Katholikenkomitee nimmt Schavan in Schutz

Die falschen Fragen

Das Zentralkomitee der deutschen Katholiken kritisiert die Debatte um die Doktorarbeit von Annette Schavan. Bei der Kritik an der theologisch-pädagogischen Untersuchung werde die Frage nach ihrem Erkenntnisgewinn und gar nicht gestellt. Rückendeckung erhält die Bundesbildungsministerin auch aus der Wissenschaft.

 (DR)

Das Ziel einer geisteswissenschaftlichen Dissertation sei die Erfassung, Darstellung und Auswertung der vorliegenden Literatur, des früher einmal Gedachten und Geschriebenen, unter einer gegebenen, eigenständigen Fragestellung, sagte der wissenschaftspolitische Sprecher des ZdK, Thomas Sternberg, am Dienstag in Bonn.

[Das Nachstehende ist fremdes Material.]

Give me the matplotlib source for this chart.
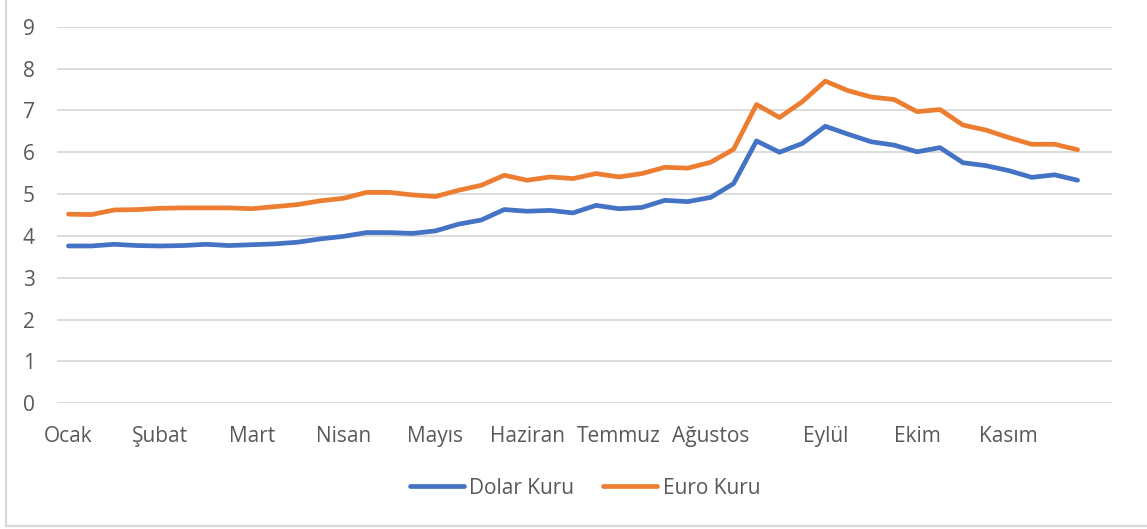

"Heutige Promovenden werden durch hyperkritisches Vorgehen erheblich verunsichert", so Sternberg, der gleichzeitig ein "klärendes Wort aus der Wissenschaft" zu den Standards einer wissenschaftlichen Arbeit forderte. Für Sternberg drängt sich der Verdacht auf, es gehe nach dem völlig anders gelagerten Fall von Karl-Theodor zu Guttenberg (CSU) allein darum, missliebige Politiker oder deren Unterstützer in den Geruch unseriöser Arbeit zu rücken. "Einer aufgeschreckten Öffentlichkeit wird ein Zerrbild geisteswissenschaftlicher Arbeit geboten." Die Ministerin war von 1994 bis 2005 Vizepräsidentin des ZdK.



Wissenschaftler verteidigen Schavan

Rückendeckung erhielt Schavan auch von ihrem Doktorvater und anderen Wissenschaftlern. Der Pädagogik-Professor Gerhard Wehle bezeichnete die von ihm betreute Arbeit in der "Rheinischen Post" vom Dienstag als "sehr beachtliche Leistung". Schavan habe in ihrer Dissertation einen interdisziplinären Ansatz gewählt, der damals für eine junge Studentin ein "Wagnis" gewesen sei. Die Analyse sei "gelungen" gewesen, sagte der Doktorvater. Er habe Schavan zudem als einen "ehrlichen Menschen" kennengelernt. Im Übrigen dürfe eine Arbeit aus dem Jahr 1980 nicht ausschließlich nach heutigen wissenschaftlichen Maßstäben bewertet werden.



Der Präsident der Humboldt-Stiftung, Helmut Schwarz, hielt der Universität Düsseldorf in der "Süddeutschen Zeitung" schwere Fehler in dem Prüfverfahren vor und forderte eine Untersuchung durch einen zweiten Gutachter. Es sei "skandalös", dass die Öffentlichkeit vor der Betroffenen von den Vorwürfen erfahren habe, sagte er. Martin Morlok, Parteienrechtler an der Düsseldorfer Universität, bezeichnete es im "Kölner Stadt-Anzeiger" als "klaren Vertrauensbruch", dass das Gutachten vor Abschluss des Verfahrens an die Presse gelangt sei.



Opposition: Rücktritt im Plagiatsfall

Der Bonner Politikwissenschaftler Gerd Langguth sagte im Deutschlandfunk, Schavan sei offenbar überrascht über die Vorwürfe gegen sie. "Sie ist eigentlich nicht der Typ, der doppelte und dreifache Spiele macht." Jetzt könne sie eigentlich nur noch abwarten und "hoffen, dass für sie eine halbwegs günstige Regelung kommt". Die Dissertation kränkele offenbar bei bestimmten Paraphrasierungen von Wissenschaftsergebnissen anderer. "Und da gibt es viel Spielraum in der Beurteilung, was ist Plagiat, was ist kein Plagiat".



Politiker von SPD und Grünen legten Schavan unterdessen einen Rücktritt nahe, falls sich die Vorwürfe erhärten sollten. Sie frage sich, wie "ausgerechnet die für Wissenschaft und Forschung zuständige Ministerin ihr Amt noch glaubwürdig ausüben will", sagte Grünen-Chefin Claudia Roth dem "Kölner Stadt-Anzeiger". Allein der Verdacht einer wissentlichen Täuschung wiege angesichts der Vorbildfunktion schwer. SPD-Fraktionsgeschäftsführer Thomas Oppermann erinnerte die Ministerin an ihre Aussagen zur Plagiatsaffäre um Guttenberg. Schavan müsse sich an ihren eigenen Maßstäben messen lassen.